Well done to everyone!
Susan claims that she used the spreadsheet here to decide whether you are more likely to win or to lose in the one player game. Do you see how?
Do send us your thoughts.
Teachers' Resources
Why do this problem?
This problem offers an engaging context in which to practise drawing triangles with ruler and compasses, prompts students to think about the geometry of 'impossible' triangles and congruence, and then challenges them to think about permutations, combinations and probability.
Possible approach
Students will need to be aware of how to construct a triangle given three sides.
Students will need plain paper, ruler and compasses. They will also need dice (ideally 10-sided) or other random number generating tools (a pack of cards with the picture cards removed, a calculator, a phone app...).
"In your pairs, choose one person to go first. Generate three random numbers. Your partner has to construct triangles whose three side lengths are given by the three numbers. They get one point for each different triangle they manage to draw. Then swap over. Whoever has the most points after 5 goes each is the winner. Keep a record of the numbers you generate."
(By introducing the task in this way, you might prompt students to consider whether there are different triangles with the same three side lengths, rather than moving straight on when they have constructed one.)
Give students some time to play the game, then bring the class together and invite them to share any thoughts they had.
Possible prompts if thoughts are not forthcoming:
"Does anyone have examples where they could draw more than one different triangle?" - this could draw out a discussion on congruence and what it means for two triangles to be 'different'.
"Does anyone have examples where they couldn't draw a triangle at all?"
Divide the board in half and collect together examples where triangles can and can't be drawn.
"With your partner, see if you can come up with a convincing explanation why it is possible to draw triangles with these side lengths, but impossible to draw triangles with these side lengths."

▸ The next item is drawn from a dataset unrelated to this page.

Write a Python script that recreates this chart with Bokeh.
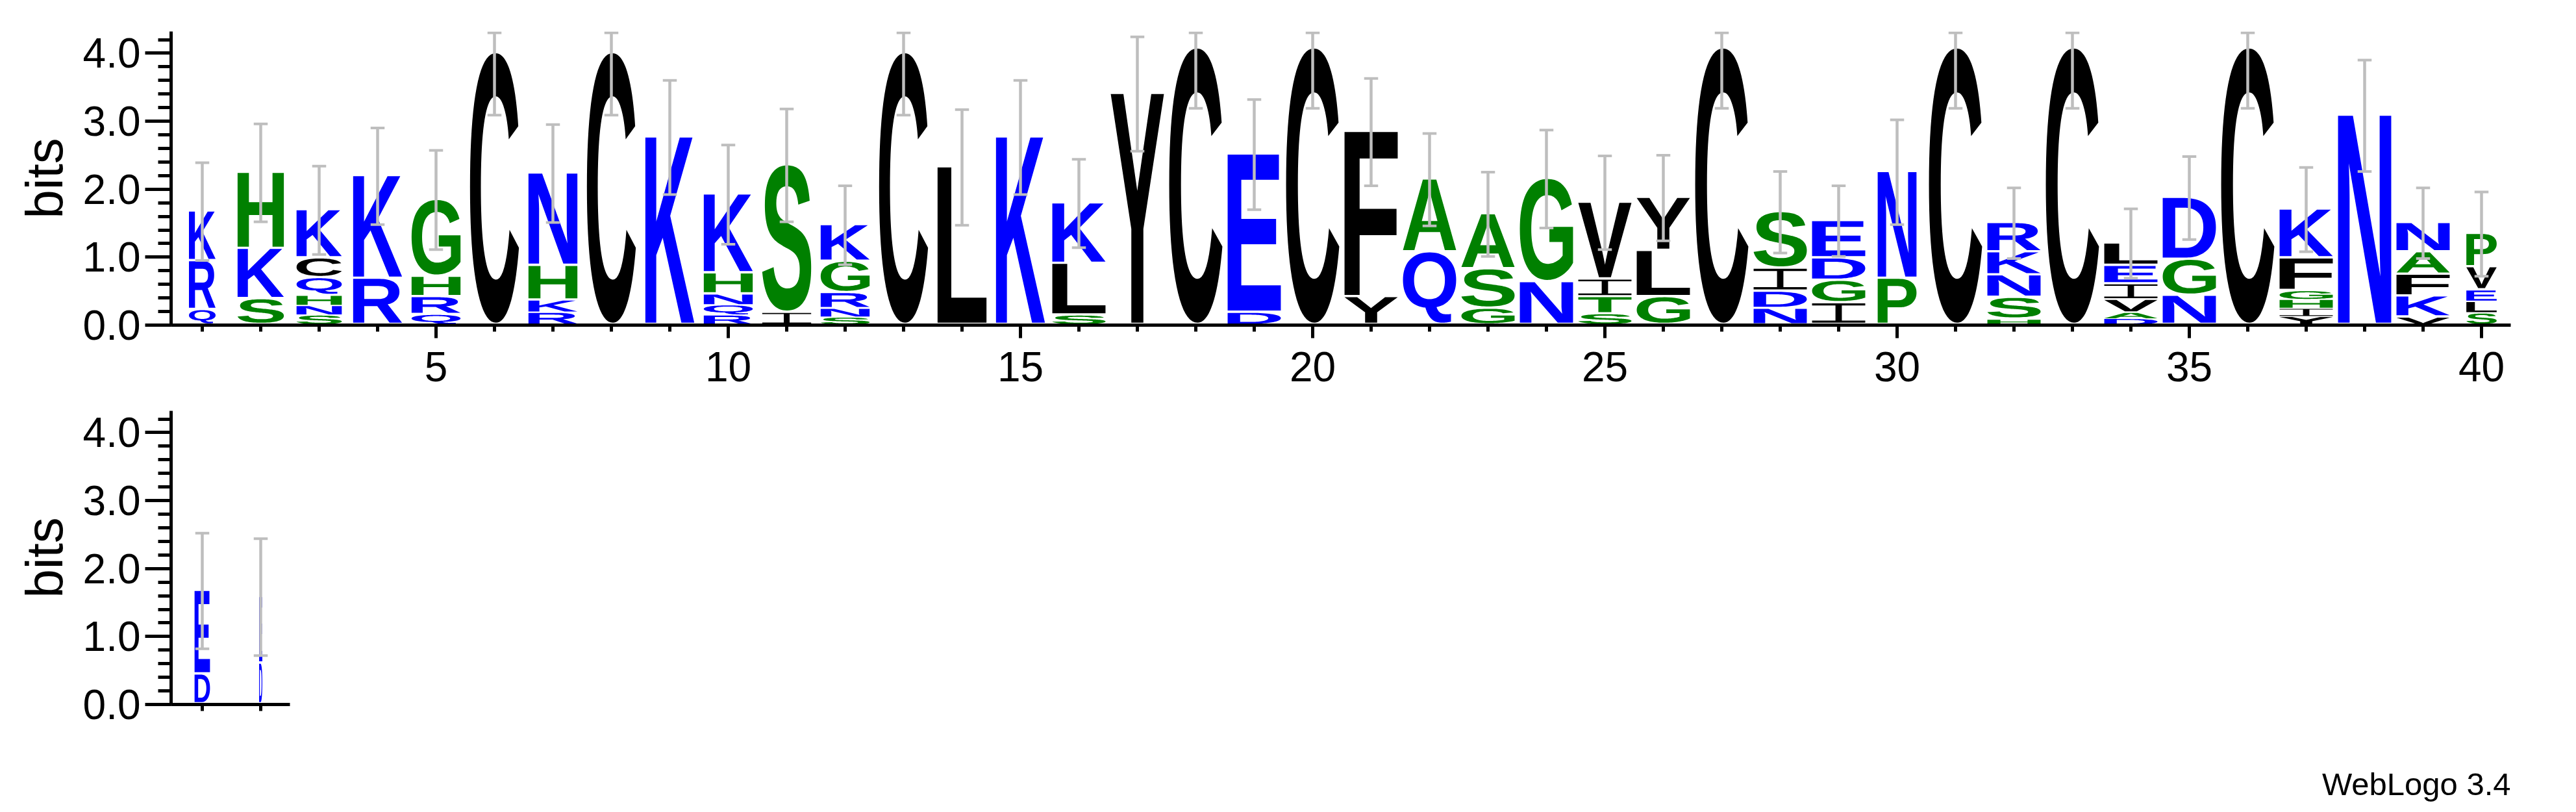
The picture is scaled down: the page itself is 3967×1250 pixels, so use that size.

"In a few moments, I'm going to choose three large numbers and you will need to be able to explain straight away whether we could draw a triangle using those three numbers as the side lengths, or not."
Once students have had a chance to discuss, bring the class together and choose sets of three numbers such as {35, 43, 79} or {12, 23, 32} and invite a selection of students to explain clearly whether a triangle could be drawn with each set. Finally, come up with a clear statement as a class to explain how to determine whether a triangle can or can't be drawn.
Playing and analysing these three games would be suitable follow-up activities:
- Player A chooses an integer length between 1 and 10cm. Player B randomly generates the lengths of the other two sides. If a triangle can be drawn, Player B wins; otherwise they lose. Take it in turns to be Player A. Is there a "best" length that Player A should choose?
- A game for two: Player A randomly generates the "first" side. Player B randomly generates the other two sides. If a triangle can be drawn, Player B wins a point; otherwise Player A wins a point. First to reach 20 points wins the game. Is this a fair game?
- A solo game: start with 10 points. Roll three dice. If a triangle can be drawn, you gain a point, if it can't, you lose a point. If you reach 20 points you win the game, if you reach 0 you lose. Which is the more likely result?
Possible support
Sticks and Triangles introduces 'possible' and 'impossible' triangles with a more straightforward approach using matchsticks.
Possible extension
Students could be asked to consider the angle properties of the triangles that can be made:
Is it possible to predict whether a triangle will be right angled, acute angled or obtuse angled, simply by knowing the three sides?
Students could analyse what happens when they roll a die 4 times to generate numbers to draw quadrilaterals. They could be encouraged to explore the range of possibilities using dynamic geometry software such as GeoGebra.